§ **SUPPLIED DATA**
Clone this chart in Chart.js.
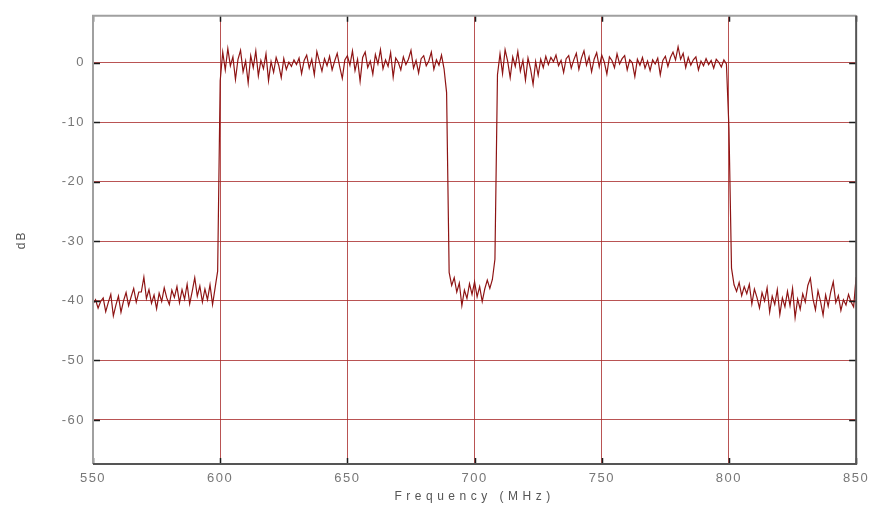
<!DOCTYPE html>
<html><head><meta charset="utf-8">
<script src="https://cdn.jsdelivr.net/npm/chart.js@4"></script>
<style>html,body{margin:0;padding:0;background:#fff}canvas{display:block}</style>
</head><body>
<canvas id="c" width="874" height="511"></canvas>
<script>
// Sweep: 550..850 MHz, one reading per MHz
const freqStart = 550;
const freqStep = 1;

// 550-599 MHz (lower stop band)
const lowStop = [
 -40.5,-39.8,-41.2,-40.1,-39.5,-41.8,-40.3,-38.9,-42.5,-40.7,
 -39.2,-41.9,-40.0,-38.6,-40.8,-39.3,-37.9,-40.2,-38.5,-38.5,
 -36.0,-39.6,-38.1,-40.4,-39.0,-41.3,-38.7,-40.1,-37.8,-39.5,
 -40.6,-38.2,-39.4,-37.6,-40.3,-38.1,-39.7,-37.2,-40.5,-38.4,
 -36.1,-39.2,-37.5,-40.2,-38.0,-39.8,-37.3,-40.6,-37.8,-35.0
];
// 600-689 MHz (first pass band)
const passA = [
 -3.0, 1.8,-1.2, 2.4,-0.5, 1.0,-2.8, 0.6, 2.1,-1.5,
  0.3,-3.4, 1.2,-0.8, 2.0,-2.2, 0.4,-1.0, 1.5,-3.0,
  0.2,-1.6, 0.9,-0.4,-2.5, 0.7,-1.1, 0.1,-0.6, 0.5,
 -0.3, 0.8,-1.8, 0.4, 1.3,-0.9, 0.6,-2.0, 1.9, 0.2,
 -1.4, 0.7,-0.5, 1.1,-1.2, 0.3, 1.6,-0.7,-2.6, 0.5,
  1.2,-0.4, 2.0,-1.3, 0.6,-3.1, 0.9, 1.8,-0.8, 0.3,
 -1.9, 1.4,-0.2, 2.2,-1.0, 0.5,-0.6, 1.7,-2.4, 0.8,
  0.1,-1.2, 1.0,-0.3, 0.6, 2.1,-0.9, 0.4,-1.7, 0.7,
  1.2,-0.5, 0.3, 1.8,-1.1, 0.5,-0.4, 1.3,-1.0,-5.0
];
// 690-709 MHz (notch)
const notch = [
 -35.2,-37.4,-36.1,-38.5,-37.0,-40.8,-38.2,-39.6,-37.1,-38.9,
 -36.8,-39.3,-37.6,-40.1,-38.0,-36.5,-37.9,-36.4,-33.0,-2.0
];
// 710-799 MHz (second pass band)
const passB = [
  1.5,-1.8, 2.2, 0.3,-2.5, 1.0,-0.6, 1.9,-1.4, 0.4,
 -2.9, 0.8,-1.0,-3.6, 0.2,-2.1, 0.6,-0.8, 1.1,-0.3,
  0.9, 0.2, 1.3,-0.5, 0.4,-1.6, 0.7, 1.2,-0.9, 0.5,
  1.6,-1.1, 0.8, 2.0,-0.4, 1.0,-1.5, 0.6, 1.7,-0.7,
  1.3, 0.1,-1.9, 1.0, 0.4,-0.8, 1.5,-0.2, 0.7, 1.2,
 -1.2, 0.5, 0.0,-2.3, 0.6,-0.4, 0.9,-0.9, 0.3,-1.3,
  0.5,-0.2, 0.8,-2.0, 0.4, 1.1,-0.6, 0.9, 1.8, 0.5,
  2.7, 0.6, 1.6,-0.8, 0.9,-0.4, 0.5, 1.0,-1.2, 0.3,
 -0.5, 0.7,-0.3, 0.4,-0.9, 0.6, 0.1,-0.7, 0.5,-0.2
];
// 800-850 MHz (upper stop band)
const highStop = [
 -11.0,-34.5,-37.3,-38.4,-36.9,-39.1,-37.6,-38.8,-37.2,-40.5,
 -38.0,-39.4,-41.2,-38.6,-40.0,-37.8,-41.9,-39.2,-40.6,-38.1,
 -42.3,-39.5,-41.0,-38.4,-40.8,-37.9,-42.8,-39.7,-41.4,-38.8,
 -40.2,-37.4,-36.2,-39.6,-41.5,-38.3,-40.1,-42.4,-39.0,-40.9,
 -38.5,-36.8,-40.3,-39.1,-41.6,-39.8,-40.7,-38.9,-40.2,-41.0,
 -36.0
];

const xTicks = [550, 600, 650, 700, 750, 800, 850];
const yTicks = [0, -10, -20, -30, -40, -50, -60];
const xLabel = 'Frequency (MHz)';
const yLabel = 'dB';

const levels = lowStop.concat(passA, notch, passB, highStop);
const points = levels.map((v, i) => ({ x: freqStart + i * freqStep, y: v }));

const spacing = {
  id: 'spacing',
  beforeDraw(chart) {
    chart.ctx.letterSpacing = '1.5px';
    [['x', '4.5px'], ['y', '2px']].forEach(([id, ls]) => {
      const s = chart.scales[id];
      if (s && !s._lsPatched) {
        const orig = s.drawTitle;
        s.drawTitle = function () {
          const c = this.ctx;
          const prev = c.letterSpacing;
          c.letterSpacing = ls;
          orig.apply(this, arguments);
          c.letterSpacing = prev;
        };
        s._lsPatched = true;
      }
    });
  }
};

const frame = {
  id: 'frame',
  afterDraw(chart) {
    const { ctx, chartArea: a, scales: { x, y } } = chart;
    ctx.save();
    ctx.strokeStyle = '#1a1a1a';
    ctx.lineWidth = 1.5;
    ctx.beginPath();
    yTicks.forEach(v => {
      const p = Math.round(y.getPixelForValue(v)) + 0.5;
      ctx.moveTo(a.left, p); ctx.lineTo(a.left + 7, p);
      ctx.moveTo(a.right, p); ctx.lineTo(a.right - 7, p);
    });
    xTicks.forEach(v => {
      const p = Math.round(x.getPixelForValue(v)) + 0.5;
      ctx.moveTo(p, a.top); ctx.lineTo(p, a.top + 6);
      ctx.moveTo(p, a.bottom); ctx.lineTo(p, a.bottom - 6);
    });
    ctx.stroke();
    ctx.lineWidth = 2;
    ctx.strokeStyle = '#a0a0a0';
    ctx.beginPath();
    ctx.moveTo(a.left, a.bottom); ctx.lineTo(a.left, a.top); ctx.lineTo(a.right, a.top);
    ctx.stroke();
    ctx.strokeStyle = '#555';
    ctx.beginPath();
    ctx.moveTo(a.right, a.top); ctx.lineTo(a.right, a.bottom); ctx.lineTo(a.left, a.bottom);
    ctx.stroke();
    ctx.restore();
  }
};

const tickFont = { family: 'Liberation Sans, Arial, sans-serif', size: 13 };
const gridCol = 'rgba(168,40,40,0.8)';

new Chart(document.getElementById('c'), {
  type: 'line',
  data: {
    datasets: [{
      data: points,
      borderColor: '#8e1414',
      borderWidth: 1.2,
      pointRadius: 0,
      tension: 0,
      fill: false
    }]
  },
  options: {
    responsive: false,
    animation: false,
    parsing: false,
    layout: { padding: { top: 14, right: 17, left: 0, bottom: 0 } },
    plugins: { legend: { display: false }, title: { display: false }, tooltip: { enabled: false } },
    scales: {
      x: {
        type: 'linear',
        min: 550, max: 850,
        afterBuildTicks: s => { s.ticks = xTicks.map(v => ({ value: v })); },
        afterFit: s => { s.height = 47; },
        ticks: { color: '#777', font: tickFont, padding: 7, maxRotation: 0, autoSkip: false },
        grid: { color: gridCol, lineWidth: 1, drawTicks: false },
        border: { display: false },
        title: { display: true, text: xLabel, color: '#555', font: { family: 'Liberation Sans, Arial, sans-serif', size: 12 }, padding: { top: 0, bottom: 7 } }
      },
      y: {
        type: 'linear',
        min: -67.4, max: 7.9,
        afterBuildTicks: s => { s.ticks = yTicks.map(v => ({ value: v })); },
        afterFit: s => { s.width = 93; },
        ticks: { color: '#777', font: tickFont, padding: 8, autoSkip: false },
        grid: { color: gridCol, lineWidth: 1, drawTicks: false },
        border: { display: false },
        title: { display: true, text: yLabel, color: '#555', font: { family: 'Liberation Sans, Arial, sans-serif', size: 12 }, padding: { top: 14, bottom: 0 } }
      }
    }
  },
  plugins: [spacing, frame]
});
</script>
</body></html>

* * *

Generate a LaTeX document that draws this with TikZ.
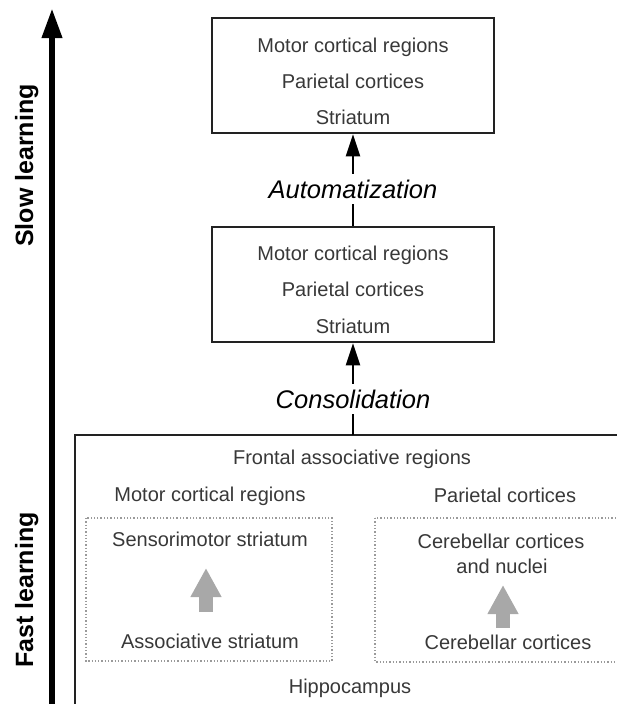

§ **WHAT TO WORK ON**
Above are some records. Reproduce the lines from the one with "Clone this chart in Chart.js." down to the one with "const freqStep = 1;", keeping both, and leave every picture out.

§ **THE RESPONSE**
Clone this chart in Chart.js.
<!DOCTYPE html>
<html><head><meta charset="utf-8">
<script src="https://cdn.jsdelivr.net/npm/chart.js@4"></script>
<style>html,body{margin:0;padding:0;background:#fff}canvas{display:block}</style>
</head><body>
<canvas id="c" width="874" height="511"></canvas>
<script>
// Sweep: 550..850 MHz, one reading per MHz
const freqStart = 550;
const freqStep = 1;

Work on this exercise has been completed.